В главе 2 дан анализ того, что противостоит амбиции в гоголевских «Мертвых душах». В этом романе Гоголь одновременно подчеркивает и размывает различие, лелеемое с эпохи романтизма, между якобы заимствованным побуждением приобретать и предположительно русским императивом отдавать. Ни одного писателя не цитируют чаще, чем Гоголя, когда необходимо подтвердить идею о том, что щедрое гостеприимство – это важнейший элемент русской национальной идентичности, однако «Мертвые души» в действительности представляют собой более нелицеприятный – и откровенно материальный – взгляд на гостеприимство, чем это обычно было принято. В то время как предприимчивый герой разъезжает по провинции и покупает права на умерших крепостных, пользуясь гостеприимством их владельцев, Гоголь приправляет каждое предложение пресловутого «хлеба-соли» поэтикой отвращения. Он соединяет русскую щедрость с малопривлекательной экономикой тела, которая включает в себя и загнивающий институт крепостничества, и вымученную работу желудочно-кишечного тракта. Этот роман, как известно, незаконченный, являет собой кульминацию нарративной щедрости у Гоголя, его склонности позиционировать себя по отношению к читателям в рамках отношений хозяин-гость. Если сравнить «Мертвые души» с ранними украинскими повестями Гоголя, становится ясно, как эти взаимоотношения становились все напряженнее по мере его становления как писателя; его дар становилось все труднее отдавать и еще труднее принимать.

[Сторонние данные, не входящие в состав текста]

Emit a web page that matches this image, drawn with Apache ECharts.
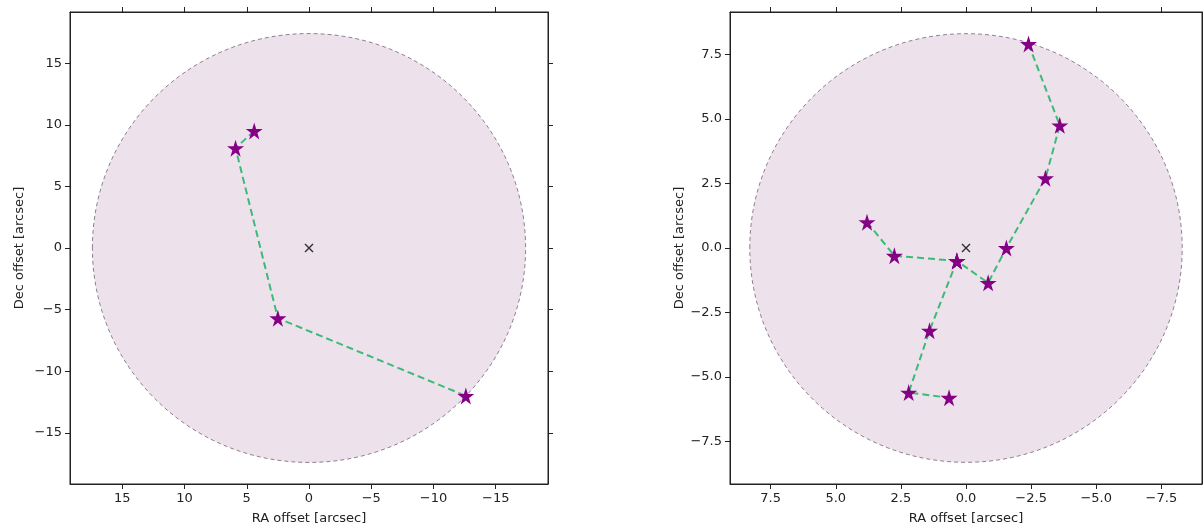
<!DOCTYPE html>
<html><head><meta charset="utf-8">
<script src="https://cdn.jsdelivr.net/npm/echarts@6/dist/echarts.min.js"></script>
<style>html,body{margin:0;background:#fff}#c{width:1203px;height:530px}</style>
</head><body><div id="c"></div>
<script>
// left field
const leftPath = [[4.4, 9.5], [5.9, 8.1], [2.5, -5.7], [-12.6, -12.0]];
const leftRadius = 17.4;
const leftTicks = [15, 10, 5, 0, -5, -10, -15];
// right field: chains joined at a hub
const rightChainA = [[-2.4, 7.9], [-3.6, 4.75], [-3.05, 2.7], [-1.55, 0.0], [-0.85, -1.35], [0.35, -0.5]];
const rightChainB = [[0.35, -0.5], [2.75, -0.3], [3.8, 1.0]];
const rightChainC = [[0.35, -0.5], [1.4, -3.2], [2.2, -5.6], [0.65, -5.8]];
const rightRadius = 8.3;
const rightTicks = [7.5, 5, 2.5, 0, -2.5, -5, -7.5];

const STAR = 'path://M50,0 L61,35 L98,35 L68,57 L79,91 L50,70 L21,91 L32,57 L2,35 L39,35 Z';
const font = {fontFamily: 'DejaVu Sans', fontSize: 13, color: '#222'};
const fmt = (d) => v => (v < 0 ? '\u2212' : '') + Math.abs(v).toFixed(d);

function axes(gi, ticks, lim, dec, isX, name) {
  const base = {
    gridIndex: gi, type: 'value', min: -lim, max: lim, splitLine: {show: false},
    axisLine: {onZero: false, lineStyle: {color: '#222'}},
    axisTick: {inside: false, length: 5, customValues: ticks, lineStyle: {color: '#222'}},
    inverse: isX
  };
  return [
    Object.assign({}, base, {position: isX ? 'bottom' : 'left', name: name, nameLocation: 'middle',
      nameGap: isX ? 28 : 44, nameTextStyle: font,
      axisLabel: Object.assign({customValues: ticks, formatter: fmt(dec)}, font)}),
    Object.assign({}, base, {position: isX ? 'top' : 'right', axisLabel: {show: false}})
  ];
}

function field(gi, r) {
  return {
    type: 'custom', xAxisIndex: gi * 2, yAxisIndex: gi * 2, data: [[0, 0]], silent: true, z: 1,
    renderItem: (p, api) => {
      const c = api.coord([0, 0]);
      const s = api.size([r, r]);
      return {type: 'ellipse', shape: {cx: c[0], cy: c[1], rx: s[0], ry: s[1]},
        style: {fill: '#ede2eb', stroke: '#8f7f8f', lineWidth: 1, lineDash: [4, 3]}};
    }
  };
}
function chain(gi, data) {
  return {type: 'line', xAxisIndex: gi * 2, yAxisIndex: gi * 2, data: data, z: 3,
    lineStyle: {color: '#3dba78', width: 2, type: [7, 4]},
    symbol: STAR, symbolSize: 17, itemStyle: {color: '#850085'}};
}
function centre(gi) {
  return {type: 'scatter', xAxisIndex: gi * 2, yAxisIndex: gi * 2, data: [[0, 0]], z: 4,
    symbol: 'path://M0,0 L10,10 M10,0 L0,10', symbolSize: 8, itemStyle: {color: 'none', borderColor: '#000', borderWidth: 1.4}};
}

const chart = echarts.init(document.getElementById('c'));
chart.setOption({
  animation: false,
  grid: [
    {left: 70, top: 12, width: 478, height: 475, show: true, borderColor: '#222', borderWidth: 1},
    {left: 730, top: 12, width: 472, height: 475, show: true, borderColor: '#222', borderWidth: 1}
  ],
  xAxis: [...axes(0, leftTicks, 19.2, 0, true, 'RA offset [arcsec]'), ...axes(1, rightTicks, 9.06, 1, true, 'RA offset [arcsec]')],
  yAxis: [...axes(0, leftTicks, 19.15, 0, false, 'Dec offset [arcsec]'), ...axes(1, rightTicks, 9.14, 1, false, 'Dec offset [arcsec]')],
  series: [
    field(0, leftRadius), chain(0, leftPath), centre(0),
    field(1, rightRadius), chain(1, rightChainA), chain(1, rightChainB), chain(1, rightChainC), centre(1)
  ]
});
</script></body></html>
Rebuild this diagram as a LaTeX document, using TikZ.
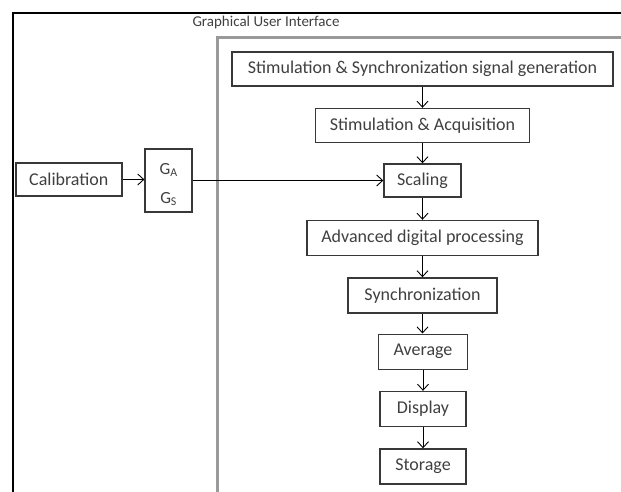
\documentclass[tikz,border=0pt]{standalone}
\usepackage{fontspec}
\setmainfont{Carlito}
\usetikzlibrary{arrows.meta}
\definecolor{boxline}{HTML}{383838}
\definecolor{guigray}{HTML}{9A9A9A}
\definecolor{txt}{HTML}{404040}
\tikzset{
  blk/.style={draw=boxline, line width=1.4pt, text=txt, font=\fontsize{18}{20}\selectfont, inner sep=0pt, anchor=center},
  lbl/.style={text=txt, font=\fontsize{17}{19}\selectfont, inner sep=0pt},
  arr/.style={draw=black, line width=0.9pt, -{Straight Barb[length=6pt,width=11pt,line width=0.9pt]}}
}
\begin{document}
\begin{tikzpicture}[x=1pt,y=-1pt]
\useasboundingbox (0,0) rectangle (621,492);
\fill[white] (0,0) rectangle (621,492);
% outer frame (runs off the right and bottom edges)
\draw[black, line width=1.5pt] (13,496) -- (13,13) -- (625,13);
% GUI frame
\draw[guigray, line width=2.2pt] (217.5,496) -- (217.5,37.5) -- (625,37.5);
\node[text=txt, font=\fontsize{15}{17}\selectfont, anchor=center] (gui) at (266,23) {Graphical User Interface};
% boxes
\node[blk, minimum width=381pt, minimum height=34pt] (sig) at (422.5,69) {Stimulation \& Synchronization signal generation};
\node[blk, minimum width=214pt, minimum height=34pt] (acq) at (422.5,125.5) {Stimulation \& Acquisition};
\node[blk, minimum width=77pt, minimum height=33pt] (scal) at (422.5,180.5) {Scaling};
\node[blk, minimum width=231pt, minimum height=35pt] (adv) at (422.5,238) {Advanced digital processing};
\node[blk, minimum width=149pt, minimum height=35pt] (sync) at (422.5,295.5) {Synchronization};
\node[blk, minimum width=89pt, minimum height=35pt] (avg) at (423,351.7) {Average};
\node[blk, minimum width=86pt, minimum height=35pt] (disp) at (423,409) {Display};
\node[blk, minimum width=86pt, minimum height=35pt] (stor) at (423,466.5) {Storage};
\node[blk, minimum width=106pt, minimum height=33pt] (cal) at (68.8,179.5) {Calibration};
\node[blk, minimum width=47pt, minimum height=63pt] (g) at (168.6,180.5) {};
\node[lbl] (ga) at (168.6,170) {G\textsubscript{A}};
\node[lbl] (gs) at (168.6,199) {G\textsubscript{S}};
% connectors
\draw[arr] (sig.south -| acq.north) -- (acq.north);
\draw[arr] (acq) -- (scal);
\draw[arr] (scal) -- (adv);
\draw[arr] (adv) -- (sync);
\draw[arr] (sync.south) -- (sync.south |- avg.north);
\draw[arr] (avg) -- (disp);
\draw[arr] (disp) -- (stor);
\draw[arr] (cal.east) -- (cal.east -| g.west);
\draw[arr] (g.east |- scal.west) -- (scal.west);
\end{tikzpicture}
\end{document}
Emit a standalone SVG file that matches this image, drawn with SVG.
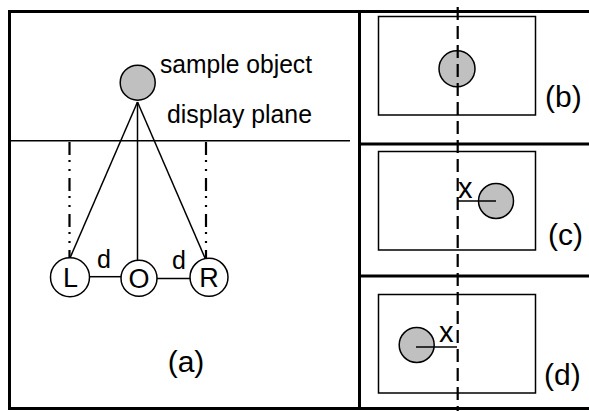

Глава 3 возвращает нас к «Двойнику» Достоевского, смещая фокус внимания от амбиции главного героя к основному инструменту, которым он пользуется для их реализации: деньгам. Что касается денег, то первое, на что обращается внимание в данной книге, это тот факт, что амбициозный герой вовсе не старается их получить, а, напротив, проматывает. Достоевский живописует противоречивые императивы мелкого чиновника, который нуждается в деньгах как раз для того, чтобы тратить их напоказ. Что еще важнее, неоднозначная культурная ценность денег в данном произведении усугубляется их явно неопределенной экономической ценностью, поскольку манипуляции главного героя с подозрительными денежными знаками размывают различия между настоящими и поддельными ценностями. Учитывая дестабилизацию валютного курса во время финансовых реформ 1839–1843 годов одновременно со становлением реализма в качестве нового эстетического курса в 1840-х годах, я утверждаю, что история российской денежной системы послужила источником эстетики фантастического реализма у Достоевского.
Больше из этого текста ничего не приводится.